Available data »
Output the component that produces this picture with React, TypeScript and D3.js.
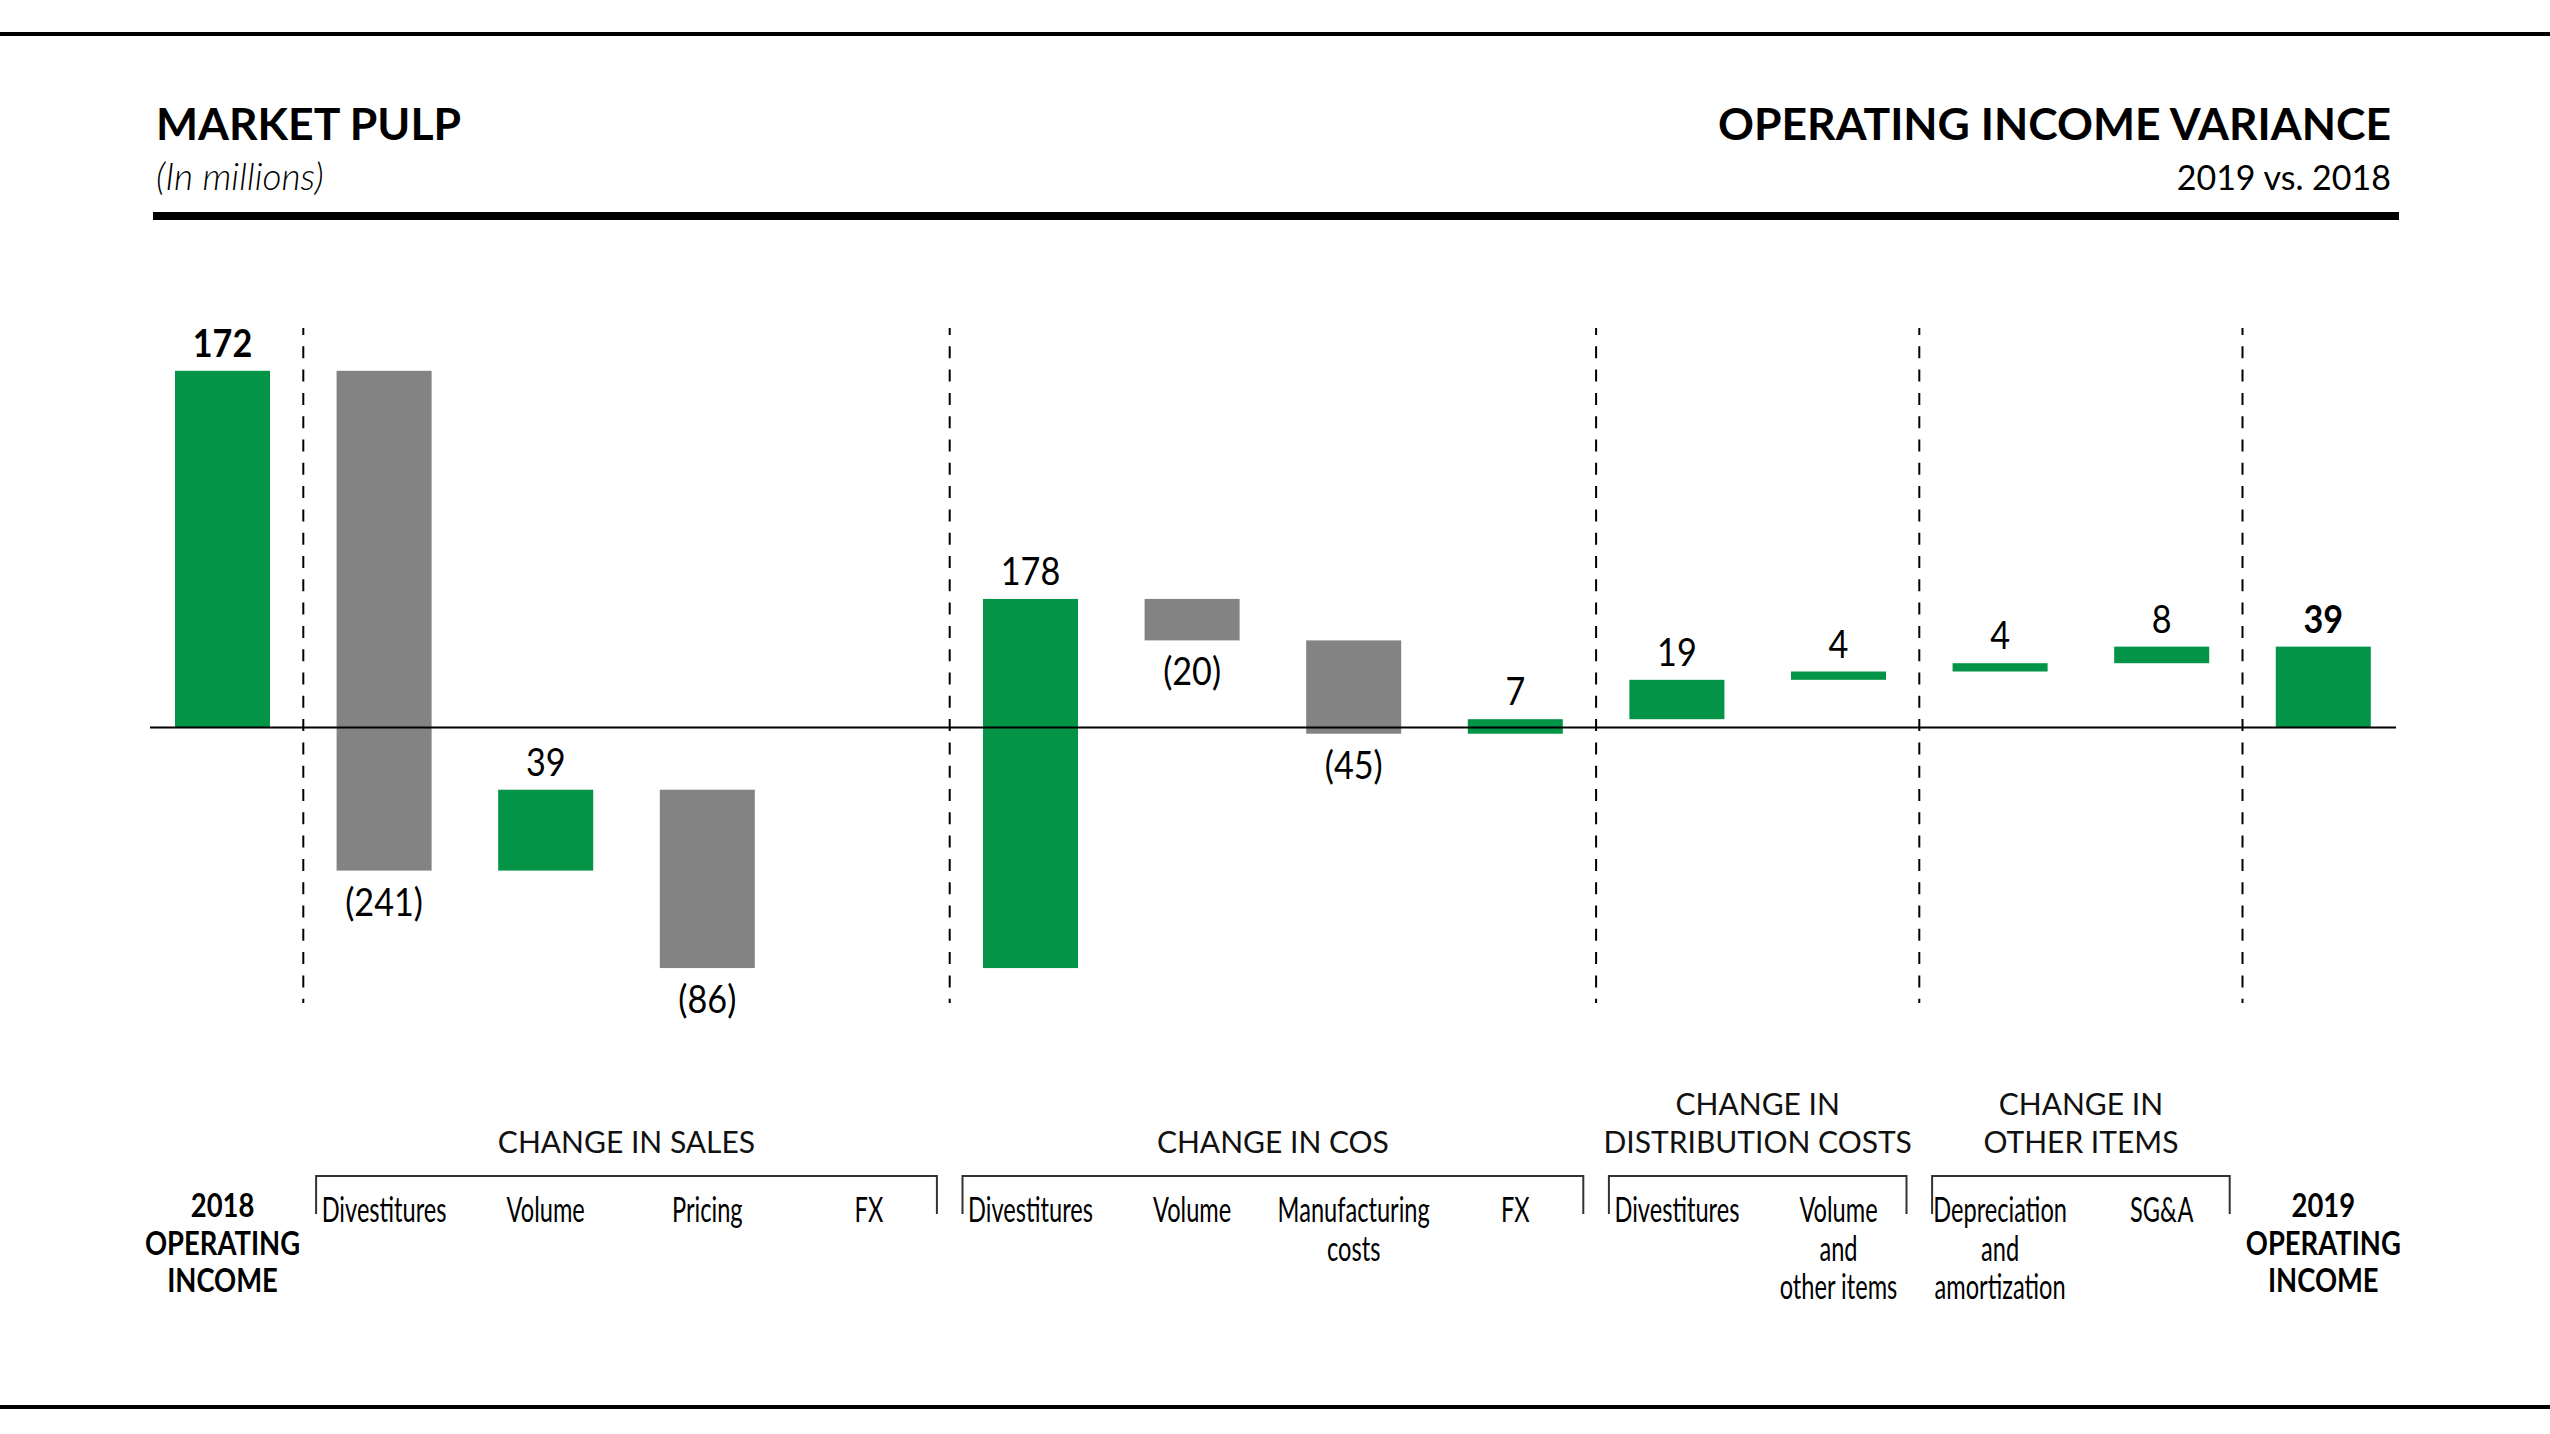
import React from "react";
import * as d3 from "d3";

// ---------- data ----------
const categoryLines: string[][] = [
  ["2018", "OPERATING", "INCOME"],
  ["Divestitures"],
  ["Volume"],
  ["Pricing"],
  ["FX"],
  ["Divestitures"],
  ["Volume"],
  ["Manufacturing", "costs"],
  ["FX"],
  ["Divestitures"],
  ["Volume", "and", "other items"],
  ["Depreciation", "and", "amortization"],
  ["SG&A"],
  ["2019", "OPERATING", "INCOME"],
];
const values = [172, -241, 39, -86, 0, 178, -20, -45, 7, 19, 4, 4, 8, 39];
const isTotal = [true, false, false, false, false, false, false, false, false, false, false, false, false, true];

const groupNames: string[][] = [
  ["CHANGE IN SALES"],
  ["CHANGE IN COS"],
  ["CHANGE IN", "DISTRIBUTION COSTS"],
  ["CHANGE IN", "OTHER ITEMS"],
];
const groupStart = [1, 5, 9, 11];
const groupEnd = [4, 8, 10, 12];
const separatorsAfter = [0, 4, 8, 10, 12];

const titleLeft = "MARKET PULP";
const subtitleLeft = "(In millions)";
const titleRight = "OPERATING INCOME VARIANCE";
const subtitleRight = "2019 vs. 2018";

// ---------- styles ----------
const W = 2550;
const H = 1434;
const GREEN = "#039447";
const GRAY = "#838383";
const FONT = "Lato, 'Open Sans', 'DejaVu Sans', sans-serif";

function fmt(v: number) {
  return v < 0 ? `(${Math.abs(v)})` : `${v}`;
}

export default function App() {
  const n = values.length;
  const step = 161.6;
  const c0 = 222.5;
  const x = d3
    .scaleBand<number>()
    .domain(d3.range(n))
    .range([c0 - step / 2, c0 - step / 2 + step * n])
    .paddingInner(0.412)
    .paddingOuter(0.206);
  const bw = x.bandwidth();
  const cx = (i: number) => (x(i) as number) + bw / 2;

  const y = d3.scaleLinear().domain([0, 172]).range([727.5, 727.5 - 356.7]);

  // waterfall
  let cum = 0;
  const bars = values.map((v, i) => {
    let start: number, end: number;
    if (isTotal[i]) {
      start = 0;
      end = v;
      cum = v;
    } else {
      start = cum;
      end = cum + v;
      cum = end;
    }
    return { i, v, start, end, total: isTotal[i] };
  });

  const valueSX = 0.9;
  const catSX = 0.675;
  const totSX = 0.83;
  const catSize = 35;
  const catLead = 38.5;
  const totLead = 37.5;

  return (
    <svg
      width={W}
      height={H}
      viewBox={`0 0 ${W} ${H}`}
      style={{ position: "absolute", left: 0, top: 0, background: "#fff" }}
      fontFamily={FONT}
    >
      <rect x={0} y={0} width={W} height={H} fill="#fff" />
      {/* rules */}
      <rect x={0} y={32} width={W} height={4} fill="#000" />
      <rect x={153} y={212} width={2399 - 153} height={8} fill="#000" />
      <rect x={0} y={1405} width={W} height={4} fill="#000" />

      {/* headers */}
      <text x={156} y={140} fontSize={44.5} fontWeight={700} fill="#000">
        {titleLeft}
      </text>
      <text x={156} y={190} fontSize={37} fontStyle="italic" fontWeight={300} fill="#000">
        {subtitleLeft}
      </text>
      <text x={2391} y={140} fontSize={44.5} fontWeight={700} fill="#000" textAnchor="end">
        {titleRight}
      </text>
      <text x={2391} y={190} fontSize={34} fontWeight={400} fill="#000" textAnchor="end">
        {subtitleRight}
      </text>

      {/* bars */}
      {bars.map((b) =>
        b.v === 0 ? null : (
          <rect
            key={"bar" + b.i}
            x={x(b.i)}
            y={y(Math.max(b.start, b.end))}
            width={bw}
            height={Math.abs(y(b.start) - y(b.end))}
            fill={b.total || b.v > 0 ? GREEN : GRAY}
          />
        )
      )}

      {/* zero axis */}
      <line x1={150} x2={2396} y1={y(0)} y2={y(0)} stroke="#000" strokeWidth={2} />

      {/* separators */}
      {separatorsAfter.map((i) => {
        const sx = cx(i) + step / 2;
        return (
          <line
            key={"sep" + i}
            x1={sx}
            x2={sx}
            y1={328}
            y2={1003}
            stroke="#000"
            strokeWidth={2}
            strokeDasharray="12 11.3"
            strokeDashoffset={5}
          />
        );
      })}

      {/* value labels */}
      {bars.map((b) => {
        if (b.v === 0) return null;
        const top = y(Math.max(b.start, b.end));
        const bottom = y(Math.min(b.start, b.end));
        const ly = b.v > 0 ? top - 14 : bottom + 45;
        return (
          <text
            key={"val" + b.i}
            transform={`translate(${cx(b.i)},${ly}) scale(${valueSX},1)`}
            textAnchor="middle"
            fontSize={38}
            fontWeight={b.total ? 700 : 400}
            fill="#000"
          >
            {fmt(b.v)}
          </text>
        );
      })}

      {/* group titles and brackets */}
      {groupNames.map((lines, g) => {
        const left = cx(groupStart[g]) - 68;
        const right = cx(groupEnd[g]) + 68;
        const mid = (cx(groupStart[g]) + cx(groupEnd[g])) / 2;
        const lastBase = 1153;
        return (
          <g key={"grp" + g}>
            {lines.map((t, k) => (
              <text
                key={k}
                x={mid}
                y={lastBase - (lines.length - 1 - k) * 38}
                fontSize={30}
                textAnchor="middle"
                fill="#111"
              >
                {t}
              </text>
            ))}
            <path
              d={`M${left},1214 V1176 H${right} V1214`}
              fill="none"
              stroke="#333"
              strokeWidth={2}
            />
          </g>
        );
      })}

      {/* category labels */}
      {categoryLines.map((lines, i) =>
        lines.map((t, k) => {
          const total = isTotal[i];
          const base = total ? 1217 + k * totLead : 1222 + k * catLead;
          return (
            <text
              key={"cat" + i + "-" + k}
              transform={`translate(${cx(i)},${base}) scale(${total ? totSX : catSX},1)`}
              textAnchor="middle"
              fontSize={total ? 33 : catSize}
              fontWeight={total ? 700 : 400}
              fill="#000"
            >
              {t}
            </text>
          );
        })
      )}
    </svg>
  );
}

Directions for this task » Print out the whole of the material word for word, without pictures.

Task response »
Output the component that produces this picture with React, TypeScript and D3.js.
import React from "react";
import * as d3 from "d3";

// ---------- data ----------
const categoryLines: string[][] = [
  ["2018", "OPERATING", "INCOME"],
  ["Divestitures"],
  ["Volume"],
  ["Pricing"],
  ["FX"],
  ["Divestitures"],
  ["Volume"],
  ["Manufacturing", "costs"],
  ["FX"],
  ["Divestitures"],
  ["Volume", "and", "other items"],
  ["Depreciation", "and", "amortization"],
  ["SG&A"],
  ["2019", "OPERATING", "INCOME"],
];
const values = [172, -241, 39, -86, 0, 178, -20, -45, 7, 19, 4, 4, 8, 39];
const isTotal = [true, false, false, false, false, false, false, false, false, false, false, false, false, true];

const groupNames: string[][] = [
  ["CHANGE IN SALES"],
  ["CHANGE IN COS"],
  ["CHANGE IN", "DISTRIBUTION COSTS"],
  ["CHANGE IN", "OTHER ITEMS"],
];
const groupStart = [1, 5, 9, 11];
const groupEnd = [4, 8, 10, 12];
const separatorsAfter = [0, 4, 8, 10, 12];

const titleLeft = "MARKET PULP";
const subtitleLeft = "(In millions)";
const titleRight = "OPERATING INCOME VARIANCE";
const subtitleRight = "2019 vs. 2018";

// ---------- styles ----------
const W = 2550;
const H = 1434;
const GREEN = "#039447";
const GRAY = "#838383";
const FONT = "Lato, 'Open Sans', 'DejaVu Sans', sans-serif";

function fmt(v: number) {
  return v < 0 ? `(${Math.abs(v)})` : `${v}`;
}

export default function App() {
  const n = values.length;
  const step = 161.6;
  const c0 = 222.5;
  const x = d3
    .scaleBand<number>()
    .domain(d3.range(n))
    .range([c0 - step / 2, c0 - step / 2 + step * n])
    .paddingInner(0.412)
    .paddingOuter(0.206);
  const bw = x.bandwidth();
  const cx = (i: number) => (x(i) as number) + bw / 2;

  const y = d3.scaleLinear().domain([0, 172]).range([727.5, 727.5 - 356.7]);

  // waterfall
  let cum = 0;
  const bars = values.map((v, i) => {
    let start: number, end: number;
    if (isTotal[i]) {
      start = 0;
      end = v;
      cum = v;
    } else {
      start = cum;
      end = cum + v;
      cum = end;
    }
    return { i, v, start, end, total: isTotal[i] };
  });

  const valueSX = 0.9;
  const catSX = 0.675;
  const totSX = 0.83;
  const catSize = 35;
  const catLead = 38.5;
  const totLead = 37.5;

  return (
    <svg
      width={W}
      height={H}
      viewBox={`0 0 ${W} ${H}`}
      style={{ position: "absolute", left: 0, top: 0, background: "#fff" }}
      fontFamily={FONT}
    >
      <rect x={0} y={0} width={W} height={H} fill="#fff" />
      {/* rules */}
      <rect x={0} y={32} width={W} height={4} fill="#000" />
      <rect x={153} y={212} width={2399 - 153} height={8} fill="#000" />
      <rect x={0} y={1405} width={W} height={4} fill="#000" />

      {/* headers */}
      <text x={156} y={140} fontSize={44.5} fontWeight={700} fill="#000">
        {titleLeft}
      </text>
      <text x={156} y={190} fontSize={37} fontStyle="italic" fontWeight={300} fill="#000">
        {subtitleLeft}
      </text>
      <text x={2391} y={140} fontSize={44.5} fontWeight={700} fill="#000" textAnchor="end">
        {titleRight}
      </text>
      <text x={2391} y={190} fontSize={34} fontWeight={400} fill="#000" textAnchor="end">
        {subtitleRight}
      </text>

      {/* bars */}
      {bars.map((b) =>
        b.v === 0 ? null : (
          <rect
            key={"bar" + b.i}
            x={x(b.i)}
            y={y(Math.max(b.start, b.end))}
            width={bw}
            height={Math.abs(y(b.start) - y(b.end))}
            fill={b.total || b.v > 0 ? GREEN : GRAY}
          />
        )
      )}

      {/* zero axis */}
      <line x1={150} x2={2396} y1={y(0)} y2={y(0)} stroke="#000" strokeWidth={2} />

      {/* separators */}
      {separatorsAfter.map((i) => {
        const sx = cx(i) + step / 2;
        return (
          <line
            key={"sep" + i}
            x1={sx}
            x2={sx}
            y1={328}
            y2={1003}
            stroke="#000"
            strokeWidth={2}
            strokeDasharray="12 11.3"
            strokeDashoffset={5}
          />
        );
      })}

      {/* value labels */}
      {bars.map((b) => {
        if (b.v === 0) return null;
        const top = y(Math.max(b.start, b.end));
        const bottom = y(Math.min(b.start, b.end));
        const ly = b.v > 0 ? top - 14 : bottom + 45;
        return (
          <text
            key={"val" + b.i}
            transform={`translate(${cx(b.i)},${ly}) scale(${valueSX},1)`}
            textAnchor="middle"
            fontSize={38}
            fontWeight={b.total ? 700 : 400}
            fill="#000"
          >
            {fmt(b.v)}
          </text>
        );
      })}

      {/* group titles and brackets */}
      {groupNames.map((lines, g) => {
        const left = cx(groupStart[g]) - 68;
        const right = cx(groupEnd[g]) + 68;
        const mid = (cx(groupStart[g]) + cx(groupEnd[g])) / 2;
        const lastBase = 1153;
        return (
          <g key={"grp" + g}>
            {lines.map((t, k) => (
              <text
                key={k}
                x={mid}
                y={lastBase - (lines.length - 1 - k) * 38}
                fontSize={30}
                textAnchor="middle"
                fill="#111"
              >
                {t}
              </text>
            ))}
            <path
              d={`M${left},1214 V1176 H${right} V1214`}
              fill="none"
              stroke="#333"
              strokeWidth={2}
            />
          </g>
        );
      })}

      {/* category labels */}
      {categoryLines.map((lines, i) =>
        lines.map((t, k) => {
          const total = isTotal[i];
          const base = total ? 1217 + k * totLead : 1222 + k * catLead;
          return (
            <text
              key={"cat" + i + "-" + k}
              transform={`translate(${cx(i)},${base}) scale(${total ? totSX : catSX},1)`}
              textAnchor="middle"
              fontSize={total ? 33 : catSize}
              fontWeight={total ? 700 : 400}
              fill="#000"
            >
              {t}
            </text>
          );
        })
      )}
    </svg>
  );
}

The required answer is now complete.